Start of Supplied information

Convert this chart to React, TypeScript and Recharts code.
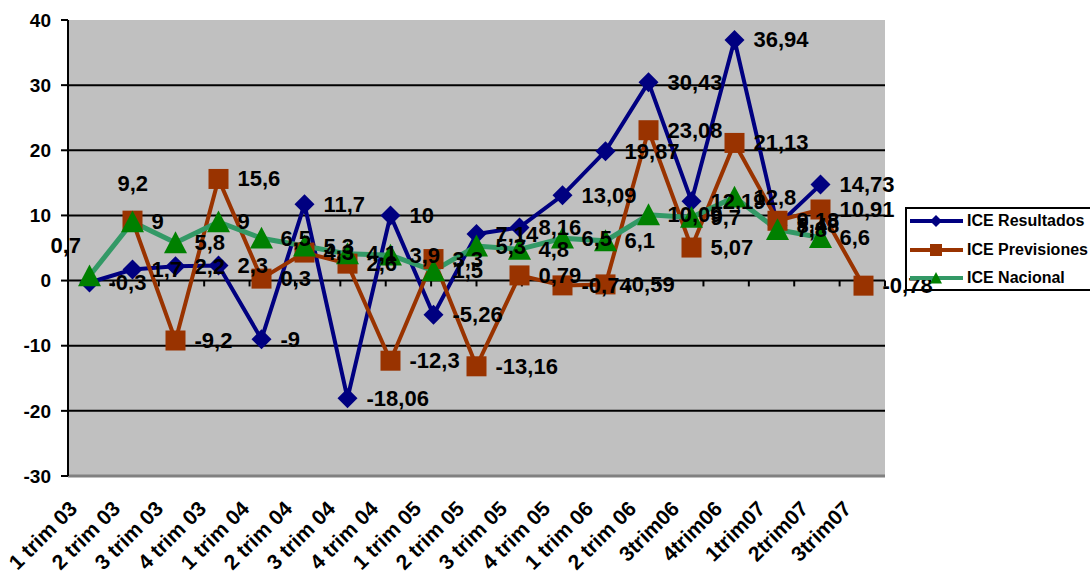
import {
  LineChart,
  Line,
  XAxis,
  YAxis,
  CartesianGrid,
  ReferenceArea,
  ReferenceLine,
  LabelList,
  Legend,
} from "recharts";

const categories = [
  "1 trim 03", "2 trim 03", "3 trim 03", "4 trim 03",
  "1 trim 04", "2 trim 04", "3 trim 04", "4 trim 04",
  "1 trim 05", "2 trim 05", "3 trim 05", "4 trim 05",
  "1 trim 06", "2 trim 06", "3trim06", "4trim06",
  "1trim07", "2trim07", "3trim07",
];
const resultados = [-0.3, 1.7, 2.2, 2.3, -9, 11.7, -18.06, 10, -5.26, 7.14, 8.16, 13.09, 19.87, 30.43, 12.19, 36.94, 8.48, 14.73, null];
const previsiones = [null, 9.2, -9.2, 15.6, 0.3, 4.3, 2.6, -12.3, 3.3, -13.16, 0.79, -0.74, -0.59, 23.08, 5.07, 21.13, 9.18, 10.91, -0.78];
const nacional = [0.7, 9, 5.8, 9, 6.5, 5.3, 4.1, 3.9, 1.5, 5.3, 4.8, 6.5, 6.1, 10.09, 9.7, 12.8, 7.8, 6.6, null];
const yTicks = [-30, -20, -10, 0, 10, 20, 30, 40];
const gridValues = [-20, -10, 0, 10, 20, 30];
const boundaries = [1, 2, 3, 4, 5, 6, 7, 8, 9, 10, 11, 12, 13, 14, 15, 16, 17, 18];

const RES = "#000080";
const PREV = "#993300";
const NAC_LINE = "#339966";
const NAC_MARK = "#008000";
const FONT = "'Liberation Sans', Arial, sans-serif";

const data = categories.map((cat, i) => ({
  cat,
  res: resultados[i],
  prev: previsiones[i],
  nac: nacional[i],
}));

function Diamond({ cx, cy, r = 10, color = RES }: any) {
  if (cx == null || cy == null) return <g />;
  return <path d={`M${cx},${cy - r} L${cx + r},${cy} L${cx},${cy + r} L${cx - r},${cy} Z`} fill={color} />;
}
function Square({ cx, cy, r = 10, color = PREV }: any) {
  if (cx == null || cy == null) return <g />;
  return <rect x={cx - r} y={cy - r} width={r * 2} height={r * 2} fill={color} />;
}
function Triangle({ cx, cy, r = 11.5, color = NAC_MARK }: any) {
  if (cx == null || cy == null) return <g />;
  return <path d={`M${cx},${cy - r} L${cx + r},${cy + r * 0.9} L${cx - r},${cy + r * 0.9} Z`} fill={color} />;
}

// label offsets that differ from the default "right of point"
const makeLabel = (overrides: Record<number, { dx: number; dy: number }>) => (props: any) => {
  const { x, y, value, index } = props;
  if (value == null || x == null) return null;
  const o = overrides[index] ?? { dx: 19, dy: 0 };
  return (
    <text
      x={x + o.dx}
      y={y + o.dy}
      dominantBaseline="central"
      fontSize={22}
      fontWeight="bold"
      fontFamily={FONT}
      fill="#000"
    >
      {String(value).replace(".", ",")}
    </text>
  );
};

function CategoryTick({ x, y, payload }: any) {
  const tx = x - 11;
  const ty = y + 34;
  return (
    <text
      x={tx}
      y={ty}
      transform={`rotate(-45 ${tx} ${ty})`}
      textAnchor="end"
      fontSize={21}
      fontWeight="bold"
      fontFamily={FONT}
      fill="#000"
    >
      {payload.value}
    </text>
  );
}

const legendItems = [
  { name: "ICE Resultados", line: RES, Marker: Diamond, color: RES },
  { name: "ICE Previsiones", line: PREV, Marker: Square, color: PREV },
  { name: "ICE Nacional", line: NAC_LINE, Marker: Triangle, color: NAC_MARK },
];

function LegendBox() {
  return (
    <div
      style={{
        border: "2px solid #000",
        background: "transparent",
        width: 200,
        height: 84,
        boxSizing: "border-box",
        overflow: "hidden",
      }}
    >
      <div style={{ marginTop: -2 }}>
        {legendItems.map(({ name, line, Marker, color }) => (
          <div key={name} style={{ display: "flex", alignItems: "center", height: 28.5 }}>
            <svg width={58} height={20} style={{ display: "block" }}>
              <line x1={3} x2={56} y1={10} y2={10} stroke={line} strokeWidth={4} />
              <Marker cx={29} cy={10} r={6} color={color} />
            </svg>
            <span style={{ font: `bold 16px ${FONT}`, marginLeft: 2, whiteSpace: "nowrap" }}>{name}</span>
          </div>
        ))}
      </div>
    </div>
  );
}

export default function App() {
  return (
    <div style={{ position: "absolute", left: 0, top: 0, width: 1090, height: 571, overflow: "hidden", background: "#fff" }}>
      <LineChart width={1090} height={571} data={data} margin={{ top: 20, right: 205, bottom: 0, left: 8 }}>
        <CartesianGrid
          horizontal
          vertical={false}
          horizontalValues={gridValues}
          stroke="#000"
          strokeWidth={2}
          fill="#c0c0c0"
          fillOpacity={1}
        />
        <XAxis
          dataKey="cat"
          interval={0}
          height={95}
          axisLine={false}
          tickLine={false}
          tickSize={0}
          tickMargin={0}
          padding={{ left: 21.5, right: 21.5 }}
          tick={<CategoryTick />}
        />
        <XAxis xAxisId="b" type="number" domain={[0, 19]} hide />
        <YAxis
          domain={[-30, 40]}
          ticks={yTicks}
          interval={0}
          width={60}
          axisLine={{ stroke: "#000", strokeWidth: 2 }}
          tickLine={{ stroke: "#000", strokeWidth: 2 }}
          tickSize={7}
          tickMargin={10}
          tick={{ fontSize: 19, fontWeight: "bold", fill: "#000", fontFamily: FONT }}
        />
        <ReferenceArea xAxisId="b" x1={0} x2={19} y1={-30} y2={40} fill="none" stroke="#808080" strokeWidth={2} />
        <ReferenceLine xAxisId="b" y={-30} stroke="#808080" strokeWidth={3} />
        <ReferenceLine xAxisId="b" x={0} stroke="#000" strokeWidth={2} />
        {boundaries.map((b) => (
          <ReferenceLine
            key={b}
            xAxisId="b"
            segment={[{ x: b, y: 0 }, { x: b, y: -0.9 }]}
            stroke="#000"
            strokeWidth={2}
          />
        ))}
        <Legend
          layout="vertical"
          align="center"
          verticalAlign="middle"
          content={<LegendBox />}
          wrapperStyle={{ position: "absolute", left: 905, top: 207, width: 200, height: 84 }}
        />
        <Line
          type="linear"
          dataKey="res"
          name="ICE Resultados"
          stroke={RES}
          strokeWidth={4}
          dot={(p: any) => <Diamond key={`d${p.index}`} cx={p.cx} cy={p.cy} />}
          activeDot={false}
          isAnimationActive={false}
        >
          <LabelList dataKey="res" content={makeLabel({})} />
        </Line>
        <Line
          type="linear"
          dataKey="prev"
          name="ICE Previsiones"
          stroke={PREV}
          strokeWidth={4}
          dot={(p: any) => <Square key={`s${p.index}`} cx={p.cx} cy={p.cy} />}
          activeDot={false}
          isAnimationActive={false}
        >
          <LabelList dataKey="prev" content={makeLabel({ 1: { dx: -15, dy: -37 } })} />
        </Line>
        <Line
          type="linear"
          dataKey="nac"
          name="ICE Nacional"
          stroke={NAC_LINE}
          strokeWidth={5}
          dot={(p: any) => <Triangle key={`t${p.index}`} cx={p.cx} cy={p.cy} />}
          activeDot={false}
          isAnimationActive={false}
        >
          <LabelList dataKey="nac" content={makeLabel({ 0: { dx: -39, dy: -31 } })} />
        </Line>
      </LineChart>
    </div>
  );
}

End of Supplied information

Exercise prompt
Write out each line of the data exactly; the images should be left out.

Exercise solution
Convert this chart to React, TypeScript and Recharts code.
import {
  LineChart,
  Line,
  XAxis,
  YAxis,
  CartesianGrid,
  ReferenceArea,
  ReferenceLine,
  LabelList,
  Legend,
} from "recharts";

const categories = [
  "1 trim 03", "2 trim 03", "3 trim 03", "4 trim 03",
  "1 trim 04", "2 trim 04", "3 trim 04", "4 trim 04",
  "1 trim 05", "2 trim 05", "3 trim 05", "4 trim 05",
  "1 trim 06", "2 trim 06", "3trim06", "4trim06",
  "1trim07", "2trim07", "3trim07",
];
const resultados = [-0.3, 1.7, 2.2, 2.3, -9, 11.7, -18.06, 10, -5.26, 7.14, 8.16, 13.09, 19.87, 30.43, 12.19, 36.94, 8.48, 14.73, null];
const previsiones = [null, 9.2, -9.2, 15.6, 0.3, 4.3, 2.6, -12.3, 3.3, -13.16, 0.79, -0.74, -0.59, 23.08, 5.07, 21.13, 9.18, 10.91, -0.78];
const nacional = [0.7, 9, 5.8, 9, 6.5, 5.3, 4.1, 3.9, 1.5, 5.3, 4.8, 6.5, 6.1, 10.09, 9.7, 12.8, 7.8, 6.6, null];
const yTicks = [-30, -20, -10, 0, 10, 20, 30, 40];
const gridValues = [-20, -10, 0, 10, 20, 30];
const boundaries = [1, 2, 3, 4, 5, 6, 7, 8, 9, 10, 11, 12, 13, 14, 15, 16, 17, 18];

const RES = "#000080";
const PREV = "#993300";
const NAC_LINE = "#339966";
const NAC_MARK = "#008000";
const FONT = "'Liberation Sans', Arial, sans-serif";

const data = categories.map((cat, i) => ({
  cat,
  res: resultados[i],
  prev: previsiones[i],
  nac: nacional[i],
}));

function Diamond({ cx, cy, r = 10, color = RES }: any) {
  if (cx == null || cy == null) return <g />;
  return <path d={`M${cx},${cy - r} L${cx + r},${cy} L${cx},${cy + r} L${cx - r},${cy} Z`} fill={color} />;
}
function Square({ cx, cy, r = 10, color = PREV }: any) {
  if (cx == null || cy == null) return <g />;
  return <rect x={cx - r} y={cy - r} width={r * 2} height={r * 2} fill={color} />;
}
function Triangle({ cx, cy, r = 11.5, color = NAC_MARK }: any) {
  if (cx == null || cy == null) return <g />;
  return <path d={`M${cx},${cy - r} L${cx + r},${cy + r * 0.9} L${cx - r},${cy + r * 0.9} Z`} fill={color} />;
}

// label offsets that differ from the default "right of point"
const makeLabel = (overrides: Record<number, { dx: number; dy: number }>) => (props: any) => {
  const { x, y, value, index } = props;
  if (value == null || x == null) return null;
  const o = overrides[index] ?? { dx: 19, dy: 0 };
  return (
    <text
      x={x + o.dx}
      y={y + o.dy}
      dominantBaseline="central"
      fontSize={22}
      fontWeight="bold"
      fontFamily={FONT}
      fill="#000"
    >
      {String(value).replace(".", ",")}
    </text>
  );
};

function CategoryTick({ x, y, payload }: any) {
  const tx = x - 11;
  const ty = y + 34;
  return (
    <text
      x={tx}
      y={ty}
      transform={`rotate(-45 ${tx} ${ty})`}
      textAnchor="end"
      fontSize={21}
      fontWeight="bold"
      fontFamily={FONT}
      fill="#000"
    >
      {payload.value}
    </text>
  );
}

const legendItems = [
  { name: "ICE Resultados", line: RES, Marker: Diamond, color: RES },
  { name: "ICE Previsiones", line: PREV, Marker: Square, color: PREV },
  { name: "ICE Nacional", line: NAC_LINE, Marker: Triangle, color: NAC_MARK },
];

function LegendBox() {
  return (
    <div
      style={{
        border: "2px solid #000",
        background: "transparent",
        width: 200,
        height: 84,
        boxSizing: "border-box",
        overflow: "hidden",
      }}
    >
      <div style={{ marginTop: -2 }}>
        {legendItems.map(({ name, line, Marker, color }) => (
          <div key={name} style={{ display: "flex", alignItems: "center", height: 28.5 }}>
            <svg width={58} height={20} style={{ display: "block" }}>
              <line x1={3} x2={56} y1={10} y2={10} stroke={line} strokeWidth={4} />
              <Marker cx={29} cy={10} r={6} color={color} />
            </svg>
            <span style={{ font: `bold 16px ${FONT}`, marginLeft: 2, whiteSpace: "nowrap" }}>{name}</span>
          </div>
        ))}
      </div>
    </div>
  );
}

export default function App() {
  return (
    <div style={{ position: "absolute", left: 0, top: 0, width: 1090, height: 571, overflow: "hidden", background: "#fff" }}>
      <LineChart width={1090} height={571} data={data} margin={{ top: 20, right: 205, bottom: 0, left: 8 }}>
        <CartesianGrid
          horizontal
          vertical={false}
          horizontalValues={gridValues}
          stroke="#000"
          strokeWidth={2}
          fill="#c0c0c0"
          fillOpacity={1}
        />
        <XAxis
          dataKey="cat"
          interval={0}
          height={95}
          axisLine={false}
          tickLine={false}
          tickSize={0}
          tickMargin={0}
          padding={{ left: 21.5, right: 21.5 }}
          tick={<CategoryTick />}
        />
        <XAxis xAxisId="b" type="number" domain={[0, 19]} hide />
        <YAxis
          domain={[-30, 40]}
          ticks={yTicks}
          interval={0}
          width={60}
          axisLine={{ stroke: "#000", strokeWidth: 2 }}
          tickLine={{ stroke: "#000", strokeWidth: 2 }}
          tickSize={7}
          tickMargin={10}
          tick={{ fontSize: 19, fontWeight: "bold", fill: "#000", fontFamily: FONT }}
        />
        <ReferenceArea xAxisId="b" x1={0} x2={19} y1={-30} y2={40} fill="none" stroke="#808080" strokeWidth={2} />
        <ReferenceLine xAxisId="b" y={-30} stroke="#808080" strokeWidth={3} />
        <ReferenceLine xAxisId="b" x={0} stroke="#000" strokeWidth={2} />
        {boundaries.map((b) => (
          <ReferenceLine
            key={b}
            xAxisId="b"
            segment={[{ x: b, y: 0 }, { x: b, y: -0.9 }]}
            stroke="#000"
            strokeWidth={2}
          />
        ))}
        <Legend
          layout="vertical"
          align="center"
          verticalAlign="middle"
          content={<LegendBox />}
          wrapperStyle={{ position: "absolute", left: 905, top: 207, width: 200, height: 84 }}
        />
        <Line
          type="linear"
          dataKey="res"
          name="ICE Resultados"
          stroke={RES}
          strokeWidth={4}
          dot={(p: any) => <Diamond key={`d${p.index}`} cx={p.cx} cy={p.cy} />}
          activeDot={false}
          isAnimationActive={false}
        >
          <LabelList dataKey="res" content={makeLabel({})} />
        </Line>
        <Line
          type="linear"
          dataKey="prev"
          name="ICE Previsiones"
          stroke={PREV}
          strokeWidth={4}
          dot={(p: any) => <Square key={`s${p.index}`} cx={p.cx} cy={p.cy} />}
          activeDot={false}
          isAnimationActive={false}
        >
          <LabelList dataKey="prev" content={makeLabel({ 1: { dx: -15, dy: -37 } })} />
        </Line>
        <Line
          type="linear"
          dataKey="nac"
          name="ICE Nacional"
          stroke={NAC_LINE}
          strokeWidth={5}
          dot={(p: any) => <Triangle key={`t${p.index}`} cx={p.cx} cy={p.cy} />}
          activeDot={false}
          isAnimationActive={false}
        >
          <LabelList dataKey="nac" content={makeLabel({ 0: { dx: -39, dy: -31 } })} />
        </Line>
      </LineChart>
    </div>
  );
}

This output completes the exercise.